Bill Ramsey, president of the Fayetteville Chamber of Commerce, said his board supports a new high school at a new site as the most practical alternative not only from a funding standpoint but as a means to attract residents. By 2008-09, Bentonville, Rogers and Springdale will have modern high schools to lure newcomers.
“We’re not competitive [in facilities] and it’s starting to show,” Ramsey said. “Sometimes we don’t look ahead. We want to keep it the way it is today. But part of looking down the road is remaining competitive.”
The school board voted 4-3 in March to add the ninth grade to FHS and board president Steve Percival was adamant at a Sept. 27 meeting that the ninth grade issue would not be revisited.
New doesn’t believe adding 600 to 700 students is feasible economically at the current site.

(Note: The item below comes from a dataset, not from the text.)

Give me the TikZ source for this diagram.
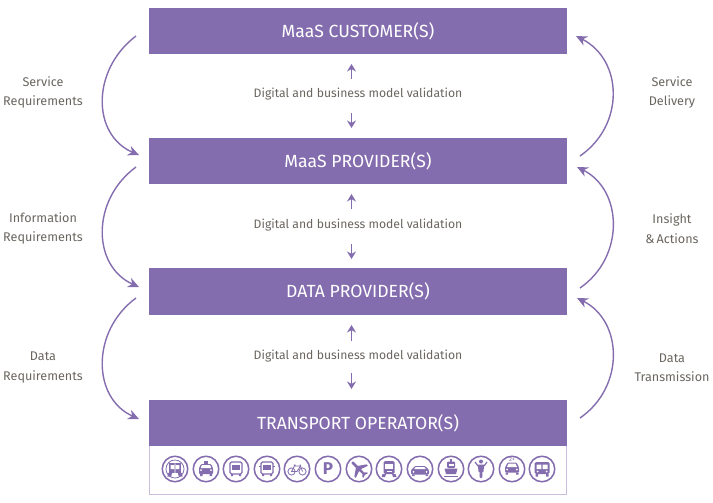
\documentclass[tikz,border=0pt]{standalone}
\usepackage{fontspec}
\setmainfont{Fira Sans}
\usetikzlibrary{arrows.meta}
\definecolor{mp}{HTML}{846DAE}
\definecolor{mpl}{HTML}{C9BFDD}
\definecolor{lab}{HTML}{6A655F}
\tikzset{
  x=1pt,y=-1pt,
  band/.style={fill=mp,draw=none,minimum width=418pt,inner sep=0pt,text=white,font=\fontsize{17.6}{20}\selectfont},
  caption/.style={text=lab,font=\fontsize{12.2}{19.5}\selectfont,align=center,inner sep=0pt},
  sidecap/.style={caption,font=\fontsize{12.6}{19.5}\selectfont},
  curvearrow/.style={draw=mp,line width=1.4pt,-{Stealth[length=11pt,width=10pt]}},
  vert/.style={draw=mp,line width=1.5pt,-{Stealth[length=7.5pt,width=9pt]}},
  ring/.style={draw=mp,line width=1.5pt,fill=white,circle,minimum size=25.5pt,inner sep=0pt},
  gs/.style={draw=mp,line width=.8pt,fill=none},
}
\newcommand{\iconcar}{\fill[mp,rounded corners=1pt] (-7,-1) -- (-5,-5) -- (5,-5) -- (7,-1) -- (7,5) -- (-7,5) -- cycle;
  \fill[white] (-4.2,-3.8) -- (4.2,-3.8) -- (5.2,-1) -- (-5.2,-1) -- cycle;
  \fill[white] (-5,1) circle (1) (5,1) circle (1);}
\newcommand{\iconbus}{\draw[gs,line width=1.2pt,rounded corners=1.5pt] (-6,-7) rectangle (6,5);
  \fill[mp] (-4,-4) rectangle (4,1);
  \fill[mp] (-5,5) rectangle (-3,7) (3,5) rectangle (5,7);}
\begin{document}
\begin{tikzpicture}
\useasboundingbox (0,0) rectangle (713,503);
\node[draw=mpl,line width=1pt,fill=white,minimum width=417pt,minimum height=49pt,inner sep=0pt] (tray) at (358,470) {};
\node[band,minimum height=46pt] (cust) at (358,31) {\raisebox{-1pt}{MaaS CUSTOMER(S)}};
\node[band,minimum height=46pt] (prov) at (358,161) {\raisebox{-1pt}{MaaS PROVIDER(S)}};
\node[band,minimum height=47pt] (data) at (358,291.5) {\raisebox{-1pt}{DATA PROVIDER(S)}};
\node[band,minimum height=46pt] (oper) at (358,423) {\raisebox{-1pt}{TRANSPORT OPERATOR(S)}};

\node[caption] (vala) at (358,94) {Digital and business model validation};
\node[caption] (valb) at (358,225) {Digital and business model validation};
\node[caption] (valc) at (358,356) {Digital and business model validation};

\coordinate (ua) at (351.5,79); \coordinate (ua2) at (351.5,64);
\coordinate (da) at (351.5,113); \coordinate (da2) at (351.5,128);
\coordinate (ub) at (351.5,209); \coordinate (ub2) at (351.5,194);
\coordinate (db) at (351.5,244); \coordinate (db2) at (351.5,259);
\coordinate (uc) at (351.5,341); \coordinate (uc2) at (351.5,325);
\coordinate (dc) at (351.5,373); \coordinate (dc2) at (351.5,389);
\draw[vert] (ua) -- (ua2);
\draw[vert] (da) -- (da2);
\draw[vert] (ub) -- (ub2);
\draw[vert] (db) -- (db2);
\draw[vert] (uc) -- (uc2);
\draw[vert] (dc) -- (dc2);

% side arrows
\coordinate (l1s) at (136,36);  \coordinate (l1e) at (139,155);
\coordinate (l2s) at (136,167); \coordinate (l2e) at (139,287);
\coordinate (l3s) at (136,298); \coordinate (l3e) at (139,419);
\coordinate (r1s) at (580,156); \coordinate (r1e) at (576,36);
\coordinate (r2s) at (580,288); \coordinate (r2e) at (577,167);
\coordinate (r3s) at (580,418); \coordinate (r3e) at (577,298);
\draw[curvearrow] (l1s) .. controls (91,70) and (92,135) .. (l1e);
\draw[curvearrow] (l2s) .. controls (91,200) and (92,266) .. (l2e);
\draw[curvearrow] (l3s) .. controls (91,331) and (92,398) .. (l3e);
\draw[curvearrow] (r1s) .. controls (625,125) and (623,60) .. (r1e);
\draw[curvearrow] (r2s) .. controls (625,257) and (623,190) .. (r2e);
\draw[curvearrow] (r3s) .. controls (625,387) and (623,321) .. (r3e);

\node[sidecap] (t1) at (43,92.5) {Service\\Requirements};
\node[sidecap] (t2) at (43,228.5) {Information\\Requirements};
\node[sidecap] (t3) at (43,367.5) {Data\\Requirements};
\node[sidecap] (t4) at (672,92.5) {Service\\Delivery};
\node[sidecap] (t5) at (672,228.5) {Insight\\\&\,Actions};
\node[sidecap] (t6) at (672,367.5) {Data\\Transmission};

% icons
\foreach \i/\x in {1/175,2/206,3/236,4/267,5/297,6/328,7/359,8/389,9/420,10/451,11/481,12/512,13/542}{
  \node[ring] (ic\i) at (\x,469) {};
}
\begin{scope}[shift={(ic1.center)},scale=.95]
  \draw[gs] (0,0) circle (9.5);
  \fill[mp] (-6,-6) rectangle (6,4);
  \fill[white] (-4.5,-4) rectangle (-1,0) (1,-4) rectangle (4.5,0) (-.5,-6) rectangle (.5,4);
  \fill[mp] (-7,4) -- (-3,4) -- (-4,8) -- (-8,8) -- cycle (7,4) -- (3,4) -- (4,8) -- (8,8) -- cycle;
\end{scope}
\begin{scope}[shift={(ic2.center)}]
  \fill[mp] (-2,-8) rectangle (2,-5.5);
  \iconcar
  \fill[mp] (-6,5) rectangle (-3.5,7) (3.5,5) rectangle (6,7);
\end{scope}
\begin{scope}[shift={(ic3.center)}]\iconbus\end{scope}
\begin{scope}[shift={(ic4.center)}]
  \iconbus
  \draw[mp,line width=1pt] (-8,-3) -- (-6,-3) (6,-3) -- (8,-3);
\end{scope}
\begin{scope}[shift={(ic5.center)}]
  \draw[mp,line width=.8pt] (-5.5,2.5) circle (3.6) (5.5,2.5) circle (3.6);
  \draw[mp,line width=.8pt] (-5.5,2.5) -- (-2.5,-3) -- (3.5,-3) -- (0,2.5) -- cycle (3,-4.5) -- (5.5,2.5) (-3.5,-4) -- (-1.5,-4);
\end{scope}
\node[text=mp,font=\fontsize{17}{17}\selectfont\bfseries,inner sep=0pt] (pk) at (ic6.center) {P};
\begin{scope}[shift={(ic7.center)},rotate=45]
  \fill[mp] (-1.4,-9) .. controls (-1.4,-10.5) and (1.4,-10.5) .. (1.4,-9) -- (1.4,-3) -- (8.5,2) -- (8.5,4) -- (1.4,1.5) -- (1,6) -- (3.2,7.8) -- (3.2,9.2) -- (0,8.3) -- (-3.2,9.2) -- (-3.2,7.8) -- (-1,6) -- (-1.4,1.5) -- (-8.5,4) -- (-8.5,2) -- (-1.4,-3) -- cycle;
\end{scope}
\begin{scope}[shift={(ic8.center)}]
  \fill[mp,rounded corners=1.5pt] (-5.5,-8) rectangle (5.5,5);
  \fill[white] (-3.8,-5) rectangle (3.8,-.5);
  \fill[white] (-2.5,1.5) rectangle (2.5,3);
  \fill[mp] (-6.5,5) -- (-3,5) -- (-4,8) -- (-7.5,8) -- cycle (6.5,5) -- (3,5) -- (4,8) -- (7.5,8) -- cycle;
\end{scope}
\begin{scope}[shift={(ic9.center)},yshift=-1pt]
  \fill[mp,rounded corners=1pt] (-9,0) -- (-5,-4) -- (5,-4) -- (9,0) -- (9,4.5) -- (-9,4.5) -- cycle;
  \fill[white] (-4.2,-3) -- (4.2,-3) -- (6,-.8) -- (-6,-.8) -- cycle;
  \fill[white] (-6.5,1.8) circle (1) (6.5,1.8) circle (1);
  \fill[mp] (-8,4.5) rectangle (-5.5,6) (5.5,4.5) rectangle (8,6);
\end{scope}
\begin{scope}[shift={(ic10.center)}]
  \fill[mp] (-1,-10) rectangle (1,-7);
  \fill[mp,rounded corners=1pt] (-4,-7.5) rectangle (4,-1);
  \fill[white] (-2.5,-5.5) rectangle (2.5,-3);
  \fill[mp] (-6.5,-.5) -- (6.5,-.5) -- (5,5) -- (-5,5) -- cycle;
  \draw[mp,line width=1pt] (-7,7) -- (7,7);
\end{scope}
\begin{scope}[shift={(ic11.center)}]
  \fill[mp] (0,-7.5) circle (2);
  \draw[mp,line width=1.2pt] (-6,-7) -- (-3,-3) (6,-7) -- (3,-3);
  \fill[mp] (-3.2,-4.5) -- (3.2,-4.5) -- (2.4,3) -- (-2.4,3) -- cycle;
  \fill[mp,rounded corners=1pt] (-1.4,2) rectangle (1.4,9);
\end{scope}
\begin{scope}[shift={(ic12.center)},yshift=1.5pt]
  \node[text=mp,font=\fontsize{6}{6}\selectfont,inner sep=0pt] (plus) at (0,-8.3) {2+};
  \fill[mp,rounded corners=1pt] (-7,0) -- (-4.5,-5) -- (4.5,-5) -- (7,0) -- (7,5) -- (-7,5) -- cycle;
  \fill[white] (-3.6,-3.8) -- (3.6,-3.8) -- (5,-.5) -- (-5,-.5) -- cycle;
  \fill[white] (-4.8,2) circle (1) (4.8,2) circle (1);
  \fill[mp] (-6.5,5) rectangle (-4,7) (4,5) rectangle (6.5,7);
\end{scope}
\begin{scope}[shift={(ic13.center)}]
  \fill[mp,rounded corners=1.5pt] (-7.5,-7) rectangle (7.5,5);
  \fill[white] (-5.5,-4.5) rectangle (-.7,0) (.7,-4.5) rectangle (5.5,0);
  \fill[white] (-4.5,2.5) circle (1) (4.5,2.5) circle (1);
  \fill[mp] (-6.5,5) rectangle (-4,7.5) (4,5) rectangle (6.5,7.5);
\end{scope}
\end{tikzpicture}
\end{document}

Removing classroom space for the ninth grade in addition to the gymnasium space required for its programs would alleviate a tremendous amount of cost.
Parry said Build Smart, which advocates scenarios of staggered construction of two new facilities at the current site estimated at $65 or $77 million, believes it can convince voters to approve a millage increase of 5 mills to 7 mills.
New said his research indicates the public balks at millage increases greater than 5, but Parry counters that Fayetteville is not like other cities.
“Fayetteville contains a big proportion of natural ‘yes’ millage voters,” Parry said. “It’s an education town. That’s why our history for decades has been to approve millage increases that have been asked of us.
“Five to seven isn’t impossible. It has to be a project that people support and will get excited about.”
But even a town with a tax-and-spend reputation like Fayetteville could be reaching its limits. Voters have been socked with heavy tax increases in recent years to fund a $186 million sewer project that is way behind schedule and over budget and a $66 million bond issue to fund road projects.
And no one has a good answer for what the district will do when it opens a new high school with 2,700 students in a facility designed for 3,000.
Plans for a second high school would have to begin almost immediately and would require yet another tax increase to pay for twice the current operating costs on top of more construction.
After more than a year of talk, it’s clear New and the school board are losing patience with the extended process of planning the future of FHS. And now they are ready to move on without the UA as a partner to plan a mutually beneficial transition tied to the sale of the campus.
“We’re not going to characterize the university’s opportunity as opportunity lost,” New said. “But … we have to do what’s best for us and they have to do what’s best for them.”